Mengert easily zoomed in on Larsen's no-windup motion. "I felt like Cecil B. DeMille," he said recently from Scottsdale, Ariz.

Terry was the less-experienced filmmaker, having received his camera as a wedding gift that April. He was sitting far away, underneath a deck, and fired off shots of Hank Bauer's back in right field — and a few too many of the crowd. In a voice-over added to the film, Terry said, "I should have used my telephoto lens more to catch the batter more in the batter's box." The existence of his film was first reported last year.

Despite the history they recorded, Mengert and Terry rarely, if ever, showed their films. Terry kept his in a box marked "New York Trip" for nearly 50 years. "One day," Michael Abramowitz, Terry's son-in-law, recalled Terry telling him, "I was at Larsen's perfect game. If I only knew where I put the film." Terry seemed surprised that anyone would care about it.

Abramowitz added, "He didn't really know how much it was worth." Terry died in May, and Abramowitz said he was trying to interest auction houses, among others, in a sale.

The film's value is restricted by the fact that unlike artifacts like Barry Bonds's 756th home run ball, there is no active market for them. Kirk Kandle said he had never received a blockbuster offer for his great-grandfather's 16-millimeter film of Babe Ruth's called shot in the 1932 World Series, and has instead made various licensing deals for it.

Color home movies shot by players and fans were stitched together to create the "When It Was a Game" documentaries on HBO. George Roy, the co-producer, said: "When somebody has something nobody has seen, it's noteworthy and great to see. Beyond that, I can't tell you what it's worth."

A nearly complete copy of NBC's broadcast of the game was shown to a small audience at the Yogi Berra Museum earlier this year, but its owner, the collector Doak Ewing, has not made a deal for a broader showing.

Berra watched the Terry film at a cocktail party in Florida in late October with numerous other former Yankees, including Larsen, his batterymate in the game. "It was all right, but I liked the other one better," he said in reference to the broadcast.

Like most home movies, the films are personal.

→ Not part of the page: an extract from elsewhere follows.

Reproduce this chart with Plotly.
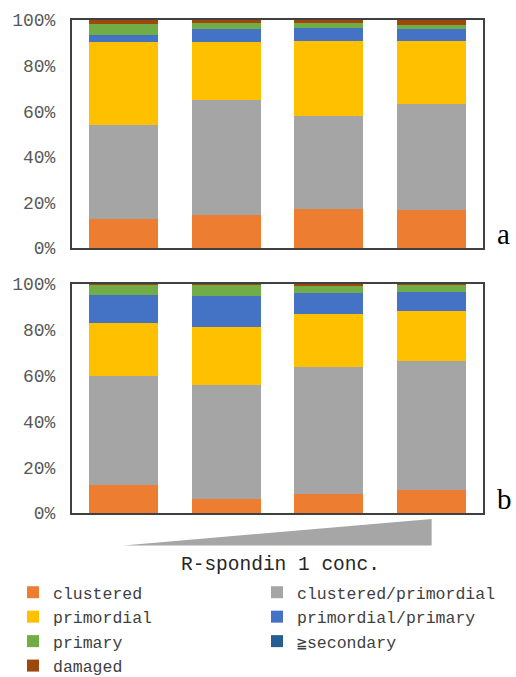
import plotly.graph_objects as go

categories = ["c1", "c2", "c3", "c4"]
series_names = ["clustered", "clustered/primordial", "primordial", "primordial/primary",
                "primary", "≧secondary", "damaged"]
colors = ["#ED7D31", "#A5A5A5", "#FFC000", "#4472C4", "#70AD47", "#255E91", "#9E480E"]

# panel a (percent)
a_clustered = [12.7, 14.3, 17.1, 16.8]
a_clustered_primordial = [41.3, 50.7, 40.6, 46.3]
a_primordial = [36.2, 25.3, 33.1, 27.9]
a_primordial_primary = [3.2, 5.7, 5.8, 5.0]
a_primary = [4.7, 2.6, 2.2, 1.9]
a_secondary = [0, 0, 0, 0]
a_damaged = [1.9, 1.4, 1.2, 2.1]

# panel b (percent)
b_clustered = [12.4, 6.0, 8.3, 10.1]
b_clustered_primordial = [47.6, 49.9, 55.5, 56.4]
b_primordial = [22.9, 25.5, 23.1, 21.5]
b_primordial_primary = [12.4, 13.4, 9.1, 8.5]
b_primary = [4.4, 4.8, 3.4, 3.2]
b_secondary = [0, 0, 0, 0]
b_damaged = [0.3, 0.4, 0.6, 0.3]

y_ticks = [0, 20, 40, 60, 80, 100]
y_tick_labels = ["0%", "20%", "40%", "60%", "80%", "100%"]

panel_a = [a_clustered, a_clustered_primordial, a_primordial, a_primordial_primary,
           a_primary, a_secondary, a_damaged]
panel_b = [b_clustered, b_clustered_primordial, b_primordial, b_primordial_primary,
           b_primary, b_secondary, b_damaged]

fig = go.Figure()
for name, col, vals in zip(series_names, colors, panel_a):
    fig.add_trace(go.Bar(x=categories, y=vals, name=name, marker=dict(color=col, line=dict(width=0)),
                         xaxis="x", yaxis="y", showlegend=False))
for name, col, vals in zip(series_names, colors, panel_b):
    fig.add_trace(go.Bar(x=categories, y=vals, name=name, marker=dict(color=col, line=dict(width=0)),
                         xaxis="x2", yaxis="y2", showlegend=True))

W, H = 516, 677
def px_x(p):
    return p / W
def px_y(p):
    return (H - p) / H

mono = "Liberation Mono, DejaVu Sans Mono, monospace"
tickfont = dict(family=mono, size=18, color="#595959")
axis_line = dict(showline=True, mirror=True, linecolor="#404040", linewidth=2, automargin=False)

fig.update_layout(
    width=W, height=H,
    margin=dict(l=0, r=0, t=0, b=0, autoexpand=False),
    paper_bgcolor="white", plot_bgcolor="white",
    barmode="stack", bargap=0.33,
    xaxis=dict(domain=[px_x(72), px_x(483)], anchor="y", showticklabels=False, ticks="",
               showgrid=False, **axis_line),
    yaxis=dict(domain=[px_y(248), px_y(20)], anchor="x", range=[0, 100], tickvals=y_ticks,
               ticktext=y_tick_labels, ticks="", showgrid=False, zeroline=False, tickfont=tickfont,
               ticklabelstandoff=11, **axis_line),
    xaxis2=dict(domain=[px_x(72), px_x(483)], anchor="y2", showticklabels=False, ticks="",
                showgrid=False, **axis_line),
    yaxis2=dict(domain=[px_y(513), px_y(284)], anchor="x2", range=[0, 100], tickvals=y_ticks,
                ticktext=y_tick_labels, ticks="", showgrid=False, zeroline=False, tickfont=tickfont,
                ticklabelstandoff=11, **axis_line),
    legend=dict(orientation="h", x=px_x(13), xanchor="left", y=px_y(575), yanchor="top",
                traceorder="normal", entrywidth=199, entrywidthmode="pixels",
                font=dict(family=mono, size=16.5, color="#404040"),
                tracegroupgap=0, itemclick=False, bgcolor="rgba(0,0,0,0)"),
    showlegend=True,
)

# wedge indicating increasing concentration (from first to last category)
fig.add_shape(type="path", xref="x2", yref="paper",
              path=f"M 0,{px_y(545.5)} L 3,{px_y(545.5)} L 3,{px_y(519)} Z",
              fillcolor="#A6A6A6", line=dict(width=0))

fig.add_annotation(text="R-spondin 1 conc.", xref="paper", yref="paper", x=px_x(280), y=px_y(565),
                   xanchor="center", yanchor="middle", showarrow=False,
                   font=dict(family=mono, size=19.5, color="#262626"))
fig.add_annotation(text="a", xref="paper", yref="paper", x=px_x(503), y=px_y(234),
                   xanchor="center", yanchor="middle", showarrow=False,
                   font=dict(family="Liberation Serif, serif", size=29, color="black"))
fig.add_annotation(text="b", xref="paper", yref="paper", x=px_x(504), y=px_y(499),
                   xanchor="center", yanchor="middle", showarrow=False,
                   font=dict(family="Liberation Serif, serif", size=29, color="black"))

fig.write_html("out.html", config={"displayModeBar": False},
               post_script="document.body.style.margin='0';document.body.style.overflow='hidden';")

Mengert shows his wife and father outside the stadium and on the field afterward. The Terry film begins in Times Square, jumps to the Major Deegan Expressway, where his camera shows the Longines clock outside the Stadium reading 12:56.

"And there it is," Terry said in the narration. "The Yankee Stadium."

Later, he said he knew he didn't have enough shots of the field. "I was looking for friends of mine in the crowd," he said.

Elissa laughed. "You're funny," she said.

Each filmmaker had somewhat similar reactions to the possibility that Larsen would pitch a perfect game. Mengert, now 78, said, "I turned to my dad in the sixth, and said, 'Larsen's got a no-hitter going, and I have to save some film in case it happens.'"

He added: "In the final inning, it was hard to hold the camera steady, but I did. I was excited, but I was more nervous on the first tee with Sam Snead in the final round at Augusta."

Elissa Terry said in an interview from Jupiter, Fla., "There was really nothing happening, but about the seventh, my husband said, 'It looks like it's going to be a no-hitter.' So I woke up and got interested. I didn't realize the enormity of what happened, that it was a rare event."

When Berra leapt into Larsen's arms (the home movies show the moment from different angles and also portray the well-dressed fans who flooded the sun-splashed field), Saul Terry recognized the thrill.

"You didn't have to be a ball fan to know that," he said.